[The problem]: Below are entries. Copy exactly the lines running from the line that holds "Write the Plotly code for this chart." to the line that holds "pct_ticks = [0, 10, 20, 30, 40]", with both ends included.

Excerpt from a dataset

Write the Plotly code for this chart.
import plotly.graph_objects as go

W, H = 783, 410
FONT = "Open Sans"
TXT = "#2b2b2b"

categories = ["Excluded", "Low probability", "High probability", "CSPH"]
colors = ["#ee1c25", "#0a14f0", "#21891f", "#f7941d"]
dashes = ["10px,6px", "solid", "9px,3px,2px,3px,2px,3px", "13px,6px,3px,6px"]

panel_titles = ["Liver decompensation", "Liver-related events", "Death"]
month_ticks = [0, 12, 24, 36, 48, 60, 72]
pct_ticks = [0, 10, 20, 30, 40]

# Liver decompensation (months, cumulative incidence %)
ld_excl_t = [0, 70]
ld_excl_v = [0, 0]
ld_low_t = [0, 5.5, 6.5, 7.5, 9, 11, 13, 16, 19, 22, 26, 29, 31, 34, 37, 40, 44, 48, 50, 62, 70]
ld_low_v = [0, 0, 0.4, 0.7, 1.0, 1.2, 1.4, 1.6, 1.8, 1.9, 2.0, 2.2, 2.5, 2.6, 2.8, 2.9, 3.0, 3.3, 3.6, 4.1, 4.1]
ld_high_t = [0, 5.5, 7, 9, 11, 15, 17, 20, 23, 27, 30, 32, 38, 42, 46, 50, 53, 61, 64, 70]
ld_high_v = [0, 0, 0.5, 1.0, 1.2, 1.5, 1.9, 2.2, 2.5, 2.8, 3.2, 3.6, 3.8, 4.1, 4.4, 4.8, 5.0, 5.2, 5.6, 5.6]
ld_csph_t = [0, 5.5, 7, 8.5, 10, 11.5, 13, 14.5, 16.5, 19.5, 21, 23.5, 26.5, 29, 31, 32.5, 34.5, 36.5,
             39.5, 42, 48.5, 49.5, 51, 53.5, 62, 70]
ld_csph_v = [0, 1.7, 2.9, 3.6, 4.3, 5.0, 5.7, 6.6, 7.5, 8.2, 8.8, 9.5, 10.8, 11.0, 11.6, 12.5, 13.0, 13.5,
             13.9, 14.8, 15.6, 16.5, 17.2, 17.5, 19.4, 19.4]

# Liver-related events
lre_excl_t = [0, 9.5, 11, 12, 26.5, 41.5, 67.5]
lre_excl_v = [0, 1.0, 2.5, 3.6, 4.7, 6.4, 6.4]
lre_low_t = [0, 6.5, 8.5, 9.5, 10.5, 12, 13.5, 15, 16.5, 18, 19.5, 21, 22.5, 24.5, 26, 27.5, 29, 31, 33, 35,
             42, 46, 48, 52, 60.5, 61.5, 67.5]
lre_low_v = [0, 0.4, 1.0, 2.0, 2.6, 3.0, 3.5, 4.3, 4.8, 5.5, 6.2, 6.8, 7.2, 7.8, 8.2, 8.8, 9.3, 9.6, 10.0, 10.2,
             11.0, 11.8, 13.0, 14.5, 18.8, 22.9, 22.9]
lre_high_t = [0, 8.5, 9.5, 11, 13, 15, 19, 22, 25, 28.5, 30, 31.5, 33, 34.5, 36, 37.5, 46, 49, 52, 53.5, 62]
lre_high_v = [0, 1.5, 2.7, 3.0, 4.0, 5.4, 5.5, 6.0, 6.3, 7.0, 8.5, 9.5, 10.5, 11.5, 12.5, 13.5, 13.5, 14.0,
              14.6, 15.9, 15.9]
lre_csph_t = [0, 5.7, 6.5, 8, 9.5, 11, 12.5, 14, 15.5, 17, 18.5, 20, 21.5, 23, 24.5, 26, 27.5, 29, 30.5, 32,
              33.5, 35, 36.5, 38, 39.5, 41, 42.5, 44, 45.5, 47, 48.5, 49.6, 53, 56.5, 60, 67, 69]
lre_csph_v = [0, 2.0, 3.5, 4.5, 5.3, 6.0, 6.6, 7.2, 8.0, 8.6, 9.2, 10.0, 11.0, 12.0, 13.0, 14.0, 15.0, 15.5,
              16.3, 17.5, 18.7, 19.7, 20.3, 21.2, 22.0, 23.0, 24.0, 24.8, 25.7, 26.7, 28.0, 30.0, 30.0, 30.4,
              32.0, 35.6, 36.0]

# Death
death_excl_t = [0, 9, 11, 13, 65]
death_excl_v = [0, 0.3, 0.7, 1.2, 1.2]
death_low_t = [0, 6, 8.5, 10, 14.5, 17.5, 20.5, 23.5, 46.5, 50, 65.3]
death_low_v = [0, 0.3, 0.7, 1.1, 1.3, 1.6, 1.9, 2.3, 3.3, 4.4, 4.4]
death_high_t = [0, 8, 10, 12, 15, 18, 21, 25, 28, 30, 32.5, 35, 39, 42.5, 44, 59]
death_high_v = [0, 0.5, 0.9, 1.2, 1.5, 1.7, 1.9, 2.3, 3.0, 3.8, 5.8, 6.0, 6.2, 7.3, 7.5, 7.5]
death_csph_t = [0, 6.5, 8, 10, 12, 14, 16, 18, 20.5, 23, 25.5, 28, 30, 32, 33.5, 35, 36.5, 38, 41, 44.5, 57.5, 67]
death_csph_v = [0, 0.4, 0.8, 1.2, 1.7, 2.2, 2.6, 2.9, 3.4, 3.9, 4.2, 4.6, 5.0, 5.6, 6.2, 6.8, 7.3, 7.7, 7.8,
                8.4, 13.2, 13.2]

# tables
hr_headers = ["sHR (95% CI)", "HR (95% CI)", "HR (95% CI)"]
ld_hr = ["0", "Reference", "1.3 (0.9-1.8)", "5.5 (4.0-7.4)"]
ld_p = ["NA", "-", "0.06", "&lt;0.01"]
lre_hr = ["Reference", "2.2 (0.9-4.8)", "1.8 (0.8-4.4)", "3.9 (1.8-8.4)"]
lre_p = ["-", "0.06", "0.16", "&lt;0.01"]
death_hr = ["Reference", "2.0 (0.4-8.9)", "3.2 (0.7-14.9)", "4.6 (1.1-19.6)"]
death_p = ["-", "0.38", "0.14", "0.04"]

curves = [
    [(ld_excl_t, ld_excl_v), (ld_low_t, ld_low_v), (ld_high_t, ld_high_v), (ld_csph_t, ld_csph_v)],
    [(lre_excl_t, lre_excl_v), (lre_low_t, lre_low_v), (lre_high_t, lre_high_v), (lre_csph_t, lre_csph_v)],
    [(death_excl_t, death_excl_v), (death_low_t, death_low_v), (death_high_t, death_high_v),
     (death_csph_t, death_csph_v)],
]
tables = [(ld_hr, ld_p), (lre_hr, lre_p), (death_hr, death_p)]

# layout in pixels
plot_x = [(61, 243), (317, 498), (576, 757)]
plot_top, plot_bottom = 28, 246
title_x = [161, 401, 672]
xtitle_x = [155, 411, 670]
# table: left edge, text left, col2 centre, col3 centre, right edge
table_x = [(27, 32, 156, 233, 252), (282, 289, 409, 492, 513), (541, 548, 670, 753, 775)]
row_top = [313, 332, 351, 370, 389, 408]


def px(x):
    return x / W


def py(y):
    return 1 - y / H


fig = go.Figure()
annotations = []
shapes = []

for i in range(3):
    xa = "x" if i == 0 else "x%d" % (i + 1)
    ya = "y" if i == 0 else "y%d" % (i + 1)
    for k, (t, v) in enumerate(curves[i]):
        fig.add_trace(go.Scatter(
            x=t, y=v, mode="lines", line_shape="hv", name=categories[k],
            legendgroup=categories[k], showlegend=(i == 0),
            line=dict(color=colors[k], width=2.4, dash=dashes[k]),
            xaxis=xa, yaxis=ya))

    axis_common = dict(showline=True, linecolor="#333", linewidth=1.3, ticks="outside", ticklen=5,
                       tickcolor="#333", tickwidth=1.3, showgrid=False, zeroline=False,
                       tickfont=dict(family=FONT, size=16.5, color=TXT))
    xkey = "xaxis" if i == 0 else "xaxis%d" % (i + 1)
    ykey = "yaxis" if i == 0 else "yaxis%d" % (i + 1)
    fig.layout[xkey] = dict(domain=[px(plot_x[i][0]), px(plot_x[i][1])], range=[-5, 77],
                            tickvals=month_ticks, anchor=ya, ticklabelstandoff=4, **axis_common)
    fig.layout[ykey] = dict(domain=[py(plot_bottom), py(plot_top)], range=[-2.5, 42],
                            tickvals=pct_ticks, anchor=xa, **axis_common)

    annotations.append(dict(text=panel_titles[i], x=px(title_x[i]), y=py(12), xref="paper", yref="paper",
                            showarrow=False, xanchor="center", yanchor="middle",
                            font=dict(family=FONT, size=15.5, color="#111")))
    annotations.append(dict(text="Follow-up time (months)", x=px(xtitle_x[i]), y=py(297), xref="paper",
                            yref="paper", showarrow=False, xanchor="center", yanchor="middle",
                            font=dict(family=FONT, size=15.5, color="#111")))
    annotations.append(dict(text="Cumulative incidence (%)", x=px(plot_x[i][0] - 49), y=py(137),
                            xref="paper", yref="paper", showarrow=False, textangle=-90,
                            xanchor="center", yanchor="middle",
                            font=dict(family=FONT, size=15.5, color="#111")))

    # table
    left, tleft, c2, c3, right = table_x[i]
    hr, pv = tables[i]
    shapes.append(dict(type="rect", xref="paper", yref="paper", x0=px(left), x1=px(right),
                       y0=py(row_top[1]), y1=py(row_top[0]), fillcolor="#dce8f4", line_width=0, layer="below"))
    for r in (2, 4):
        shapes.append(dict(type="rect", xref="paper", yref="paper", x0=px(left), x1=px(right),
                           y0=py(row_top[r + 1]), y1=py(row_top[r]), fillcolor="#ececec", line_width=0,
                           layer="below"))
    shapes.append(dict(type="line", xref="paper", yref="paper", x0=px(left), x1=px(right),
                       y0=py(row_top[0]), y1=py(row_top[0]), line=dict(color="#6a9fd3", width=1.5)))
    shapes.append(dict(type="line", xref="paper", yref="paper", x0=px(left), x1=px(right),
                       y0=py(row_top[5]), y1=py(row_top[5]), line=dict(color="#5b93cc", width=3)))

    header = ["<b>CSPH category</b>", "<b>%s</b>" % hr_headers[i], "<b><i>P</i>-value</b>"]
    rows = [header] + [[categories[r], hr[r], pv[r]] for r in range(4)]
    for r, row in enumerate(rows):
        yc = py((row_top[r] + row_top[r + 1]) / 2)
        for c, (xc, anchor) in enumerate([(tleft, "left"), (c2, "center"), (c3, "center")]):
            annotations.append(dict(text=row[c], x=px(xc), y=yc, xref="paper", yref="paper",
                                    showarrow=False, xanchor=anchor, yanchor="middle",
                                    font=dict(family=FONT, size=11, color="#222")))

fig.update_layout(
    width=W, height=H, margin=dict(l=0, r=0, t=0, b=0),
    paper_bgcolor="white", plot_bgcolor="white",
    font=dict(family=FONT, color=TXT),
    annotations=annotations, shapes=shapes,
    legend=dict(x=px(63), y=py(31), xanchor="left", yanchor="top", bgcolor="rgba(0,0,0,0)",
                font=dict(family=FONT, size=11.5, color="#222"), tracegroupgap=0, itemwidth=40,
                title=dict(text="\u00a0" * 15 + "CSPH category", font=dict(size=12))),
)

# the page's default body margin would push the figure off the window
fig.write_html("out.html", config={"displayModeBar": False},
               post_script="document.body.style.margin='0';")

---

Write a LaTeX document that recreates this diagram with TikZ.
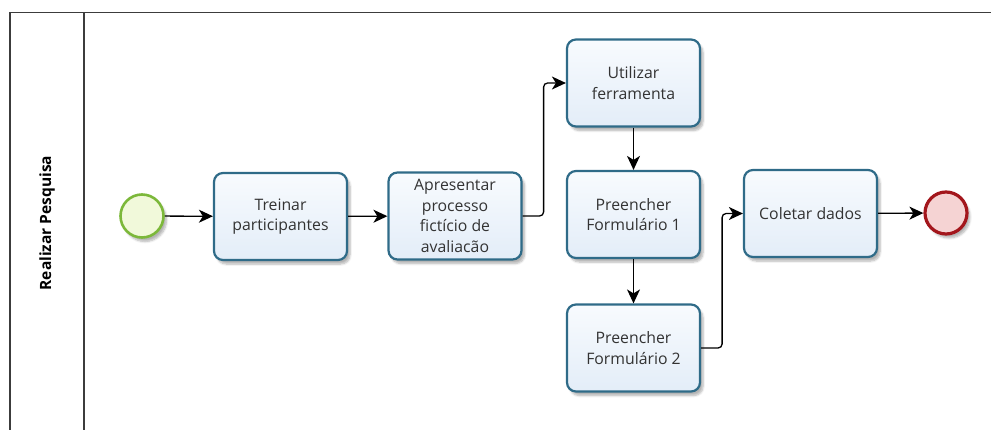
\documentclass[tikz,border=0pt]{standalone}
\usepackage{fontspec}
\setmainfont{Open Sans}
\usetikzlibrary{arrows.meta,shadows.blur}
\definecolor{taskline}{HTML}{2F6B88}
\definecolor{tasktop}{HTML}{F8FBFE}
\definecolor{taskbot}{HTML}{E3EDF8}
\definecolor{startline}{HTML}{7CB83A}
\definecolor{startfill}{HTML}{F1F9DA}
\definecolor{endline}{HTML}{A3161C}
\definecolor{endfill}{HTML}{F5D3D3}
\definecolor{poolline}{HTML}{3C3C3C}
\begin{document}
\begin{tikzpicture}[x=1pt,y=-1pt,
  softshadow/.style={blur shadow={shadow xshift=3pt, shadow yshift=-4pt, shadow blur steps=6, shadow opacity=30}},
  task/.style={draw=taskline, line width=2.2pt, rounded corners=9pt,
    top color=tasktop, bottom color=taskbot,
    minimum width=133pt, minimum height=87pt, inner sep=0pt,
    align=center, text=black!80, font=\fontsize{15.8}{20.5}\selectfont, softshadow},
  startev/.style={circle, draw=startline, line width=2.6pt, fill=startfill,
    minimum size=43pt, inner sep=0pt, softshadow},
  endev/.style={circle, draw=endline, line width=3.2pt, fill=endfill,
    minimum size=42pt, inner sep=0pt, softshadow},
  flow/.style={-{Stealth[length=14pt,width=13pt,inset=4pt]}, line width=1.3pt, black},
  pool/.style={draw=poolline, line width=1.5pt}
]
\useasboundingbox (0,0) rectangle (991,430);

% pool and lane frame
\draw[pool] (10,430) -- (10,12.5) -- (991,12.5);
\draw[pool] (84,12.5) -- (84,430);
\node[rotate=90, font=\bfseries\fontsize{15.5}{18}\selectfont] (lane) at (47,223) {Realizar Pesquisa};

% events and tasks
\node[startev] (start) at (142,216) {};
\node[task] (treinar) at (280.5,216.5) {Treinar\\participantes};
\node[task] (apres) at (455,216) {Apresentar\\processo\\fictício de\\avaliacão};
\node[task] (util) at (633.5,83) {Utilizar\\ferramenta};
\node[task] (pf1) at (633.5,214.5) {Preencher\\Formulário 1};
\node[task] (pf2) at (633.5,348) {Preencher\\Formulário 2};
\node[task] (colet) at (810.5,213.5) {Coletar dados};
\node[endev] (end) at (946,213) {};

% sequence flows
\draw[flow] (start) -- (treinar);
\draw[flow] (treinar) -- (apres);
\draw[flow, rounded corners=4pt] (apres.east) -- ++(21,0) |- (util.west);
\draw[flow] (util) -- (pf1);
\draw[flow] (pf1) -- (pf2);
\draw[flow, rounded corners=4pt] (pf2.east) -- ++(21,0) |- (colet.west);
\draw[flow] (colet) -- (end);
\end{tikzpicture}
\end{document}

[Expected output]:
Write the Plotly code for this chart.
import plotly.graph_objects as go

W, H = 783, 410
FONT = "Open Sans"
TXT = "#2b2b2b"

categories = ["Excluded", "Low probability", "High probability", "CSPH"]
colors = ["#ee1c25", "#0a14f0", "#21891f", "#f7941d"]
dashes = ["10px,6px", "solid", "9px,3px,2px,3px,2px,3px", "13px,6px,3px,6px"]

panel_titles = ["Liver decompensation", "Liver-related events", "Death"]
month_ticks = [0, 12, 24, 36, 48, 60, 72]
pct_ticks = [0, 10, 20, 30, 40]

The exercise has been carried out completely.